- [To do]: Only the lines from the start of the data through the line with "levels from an" belong in the copy. Restate them word for word, minus the pictures.

- [Recorded information]:
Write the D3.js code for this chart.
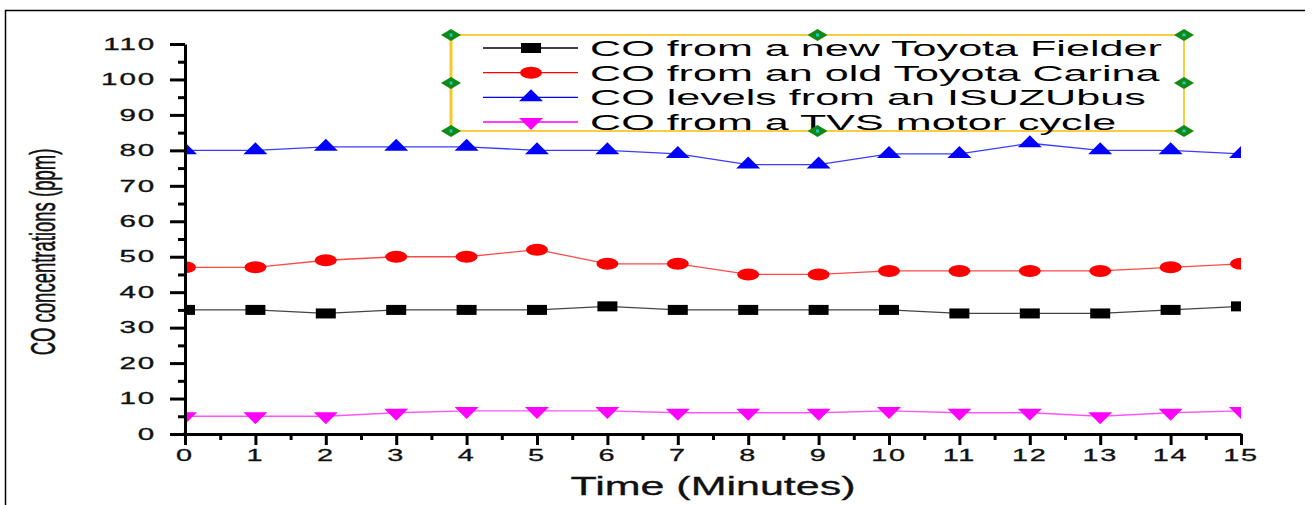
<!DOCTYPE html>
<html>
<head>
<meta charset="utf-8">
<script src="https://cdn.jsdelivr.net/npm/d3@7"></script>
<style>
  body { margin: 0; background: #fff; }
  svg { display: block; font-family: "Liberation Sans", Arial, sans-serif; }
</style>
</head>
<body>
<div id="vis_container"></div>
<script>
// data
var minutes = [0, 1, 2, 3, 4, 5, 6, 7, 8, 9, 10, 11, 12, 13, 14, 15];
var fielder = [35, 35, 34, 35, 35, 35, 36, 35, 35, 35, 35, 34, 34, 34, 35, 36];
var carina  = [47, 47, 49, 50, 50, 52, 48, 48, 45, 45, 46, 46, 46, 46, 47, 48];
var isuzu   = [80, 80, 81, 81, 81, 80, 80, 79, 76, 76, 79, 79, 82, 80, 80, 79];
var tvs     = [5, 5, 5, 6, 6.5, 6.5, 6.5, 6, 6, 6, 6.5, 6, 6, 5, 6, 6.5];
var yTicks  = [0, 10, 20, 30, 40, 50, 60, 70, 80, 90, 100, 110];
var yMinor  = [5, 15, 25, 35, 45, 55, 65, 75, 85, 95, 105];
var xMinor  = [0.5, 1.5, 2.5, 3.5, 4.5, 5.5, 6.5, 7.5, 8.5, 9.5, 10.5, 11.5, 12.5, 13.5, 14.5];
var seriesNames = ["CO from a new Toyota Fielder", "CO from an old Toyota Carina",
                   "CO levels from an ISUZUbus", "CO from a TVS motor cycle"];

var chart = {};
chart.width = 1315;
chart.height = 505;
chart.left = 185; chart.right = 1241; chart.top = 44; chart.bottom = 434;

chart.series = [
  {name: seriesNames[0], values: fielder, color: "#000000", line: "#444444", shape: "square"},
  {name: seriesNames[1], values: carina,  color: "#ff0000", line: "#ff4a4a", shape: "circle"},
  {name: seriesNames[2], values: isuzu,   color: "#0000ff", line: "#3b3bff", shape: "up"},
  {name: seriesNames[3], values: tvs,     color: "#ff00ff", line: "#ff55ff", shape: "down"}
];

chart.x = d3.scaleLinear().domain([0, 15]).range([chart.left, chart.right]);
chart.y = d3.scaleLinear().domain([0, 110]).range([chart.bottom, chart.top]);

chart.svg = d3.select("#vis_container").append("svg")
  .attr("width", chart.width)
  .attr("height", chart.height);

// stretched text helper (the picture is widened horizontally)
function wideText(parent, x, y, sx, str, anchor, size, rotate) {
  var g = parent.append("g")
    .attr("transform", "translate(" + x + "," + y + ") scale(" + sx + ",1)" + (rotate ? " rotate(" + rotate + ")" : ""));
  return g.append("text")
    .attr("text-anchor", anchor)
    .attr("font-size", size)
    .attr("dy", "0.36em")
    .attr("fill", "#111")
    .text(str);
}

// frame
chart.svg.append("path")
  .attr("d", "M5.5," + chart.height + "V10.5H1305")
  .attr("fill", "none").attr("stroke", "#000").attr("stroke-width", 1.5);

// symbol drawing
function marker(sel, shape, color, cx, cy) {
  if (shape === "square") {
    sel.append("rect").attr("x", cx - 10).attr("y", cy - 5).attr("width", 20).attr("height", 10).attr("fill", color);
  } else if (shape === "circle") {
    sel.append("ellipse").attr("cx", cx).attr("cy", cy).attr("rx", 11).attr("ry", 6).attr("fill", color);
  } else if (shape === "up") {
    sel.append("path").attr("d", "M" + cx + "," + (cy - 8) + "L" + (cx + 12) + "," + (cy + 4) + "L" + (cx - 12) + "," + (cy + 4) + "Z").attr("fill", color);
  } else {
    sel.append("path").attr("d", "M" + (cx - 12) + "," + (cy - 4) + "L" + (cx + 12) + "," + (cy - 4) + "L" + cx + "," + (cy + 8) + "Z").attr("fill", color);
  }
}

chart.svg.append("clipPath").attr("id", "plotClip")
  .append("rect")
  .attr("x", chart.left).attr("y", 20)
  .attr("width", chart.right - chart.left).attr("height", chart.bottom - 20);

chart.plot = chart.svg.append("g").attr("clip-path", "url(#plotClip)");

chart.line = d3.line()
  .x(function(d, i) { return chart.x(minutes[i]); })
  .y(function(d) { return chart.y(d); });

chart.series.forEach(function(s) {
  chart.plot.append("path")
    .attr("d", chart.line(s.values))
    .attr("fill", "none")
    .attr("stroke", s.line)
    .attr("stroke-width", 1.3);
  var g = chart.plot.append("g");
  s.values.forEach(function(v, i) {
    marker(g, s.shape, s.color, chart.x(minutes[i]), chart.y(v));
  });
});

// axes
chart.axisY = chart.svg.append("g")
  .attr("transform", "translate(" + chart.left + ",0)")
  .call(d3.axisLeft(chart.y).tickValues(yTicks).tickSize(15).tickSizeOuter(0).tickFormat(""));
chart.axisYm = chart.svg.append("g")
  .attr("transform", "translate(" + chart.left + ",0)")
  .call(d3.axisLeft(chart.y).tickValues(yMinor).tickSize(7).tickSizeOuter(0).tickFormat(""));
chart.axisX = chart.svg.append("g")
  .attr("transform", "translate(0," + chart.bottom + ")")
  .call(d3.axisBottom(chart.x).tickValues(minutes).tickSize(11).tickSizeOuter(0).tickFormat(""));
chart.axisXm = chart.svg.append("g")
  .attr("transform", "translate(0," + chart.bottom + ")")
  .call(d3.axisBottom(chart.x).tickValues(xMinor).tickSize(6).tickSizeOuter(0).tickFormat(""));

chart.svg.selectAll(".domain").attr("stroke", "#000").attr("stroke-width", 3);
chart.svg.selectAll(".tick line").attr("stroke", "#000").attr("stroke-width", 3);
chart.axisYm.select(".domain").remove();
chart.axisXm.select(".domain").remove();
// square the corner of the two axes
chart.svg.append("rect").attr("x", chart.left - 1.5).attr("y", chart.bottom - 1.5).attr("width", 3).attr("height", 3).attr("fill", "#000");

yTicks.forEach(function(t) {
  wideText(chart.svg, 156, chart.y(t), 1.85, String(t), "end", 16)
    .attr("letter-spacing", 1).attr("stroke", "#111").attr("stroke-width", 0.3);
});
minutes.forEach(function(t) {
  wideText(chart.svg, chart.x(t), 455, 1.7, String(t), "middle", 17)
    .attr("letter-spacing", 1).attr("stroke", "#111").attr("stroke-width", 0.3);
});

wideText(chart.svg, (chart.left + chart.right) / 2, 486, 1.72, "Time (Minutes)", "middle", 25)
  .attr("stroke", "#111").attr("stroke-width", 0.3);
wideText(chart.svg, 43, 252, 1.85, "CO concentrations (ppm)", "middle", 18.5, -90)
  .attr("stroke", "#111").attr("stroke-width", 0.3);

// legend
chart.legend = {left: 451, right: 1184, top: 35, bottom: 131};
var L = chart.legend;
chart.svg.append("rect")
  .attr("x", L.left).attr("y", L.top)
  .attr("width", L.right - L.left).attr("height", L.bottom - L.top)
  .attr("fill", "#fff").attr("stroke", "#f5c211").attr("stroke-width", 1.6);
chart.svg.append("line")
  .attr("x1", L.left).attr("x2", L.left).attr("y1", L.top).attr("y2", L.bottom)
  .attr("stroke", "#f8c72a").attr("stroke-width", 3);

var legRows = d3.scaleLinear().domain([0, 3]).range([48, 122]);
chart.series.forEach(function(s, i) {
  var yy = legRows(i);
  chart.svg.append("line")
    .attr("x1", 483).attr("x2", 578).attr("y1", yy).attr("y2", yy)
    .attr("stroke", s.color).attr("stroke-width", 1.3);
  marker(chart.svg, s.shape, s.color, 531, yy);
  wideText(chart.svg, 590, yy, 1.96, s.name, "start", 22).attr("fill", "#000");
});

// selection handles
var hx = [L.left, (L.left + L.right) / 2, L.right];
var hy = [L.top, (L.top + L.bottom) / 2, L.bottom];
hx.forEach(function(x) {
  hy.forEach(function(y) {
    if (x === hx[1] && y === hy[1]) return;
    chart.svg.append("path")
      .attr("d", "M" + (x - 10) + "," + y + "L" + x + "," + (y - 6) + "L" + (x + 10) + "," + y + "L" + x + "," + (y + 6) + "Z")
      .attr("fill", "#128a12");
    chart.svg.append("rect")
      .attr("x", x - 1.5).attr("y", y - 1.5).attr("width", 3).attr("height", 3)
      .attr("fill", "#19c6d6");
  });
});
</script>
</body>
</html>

- [Task response]:
Write the D3.js code for this chart.
<!DOCTYPE html>
<html>
<head>
<meta charset="utf-8">
<script src="https://cdn.jsdelivr.net/npm/d3@7"></script>
<style>
  body { margin: 0; background: #fff; }
  svg { display: block; font-family: "Liberation Sans", Arial, sans-serif; }
</style>
</head>
<body>
<div id="vis_container"></div>
<script>
// data
var minutes = [0, 1, 2, 3, 4, 5, 6, 7, 8, 9, 10, 11, 12, 13, 14, 15];
var fielder = [35, 35, 34, 35, 35, 35, 36, 35, 35, 35, 35, 34, 34, 34, 35, 36];
var carina  = [47, 47, 49, 50, 50, 52, 48, 48, 45, 45, 46, 46, 46, 46, 47, 48];
var isuzu   = [80, 80, 81, 81, 81, 80, 80, 79, 76, 76, 79, 79, 82, 80, 80, 79];
var tvs     = [5, 5, 5, 6, 6.5, 6.5, 6.5, 6, 6, 6, 6.5, 6, 6, 5, 6, 6.5];
var yTicks  = [0, 10, 20, 30, 40, 50, 60, 70, 80, 90, 100, 110];
var yMinor  = [5, 15, 25, 35, 45, 55, 65, 75, 85, 95, 105];
var xMinor  = [0.5, 1.5, 2.5, 3.5, 4.5, 5.5, 6.5, 7.5, 8.5, 9.5, 10.5, 11.5, 12.5, 13.5, 14.5];
var seriesNames = ["CO from a new Toyota Fielder", "CO from an old Toyota Carina",
                   "CO levels from an ISUZUbus", "CO from a TVS motor cycle"];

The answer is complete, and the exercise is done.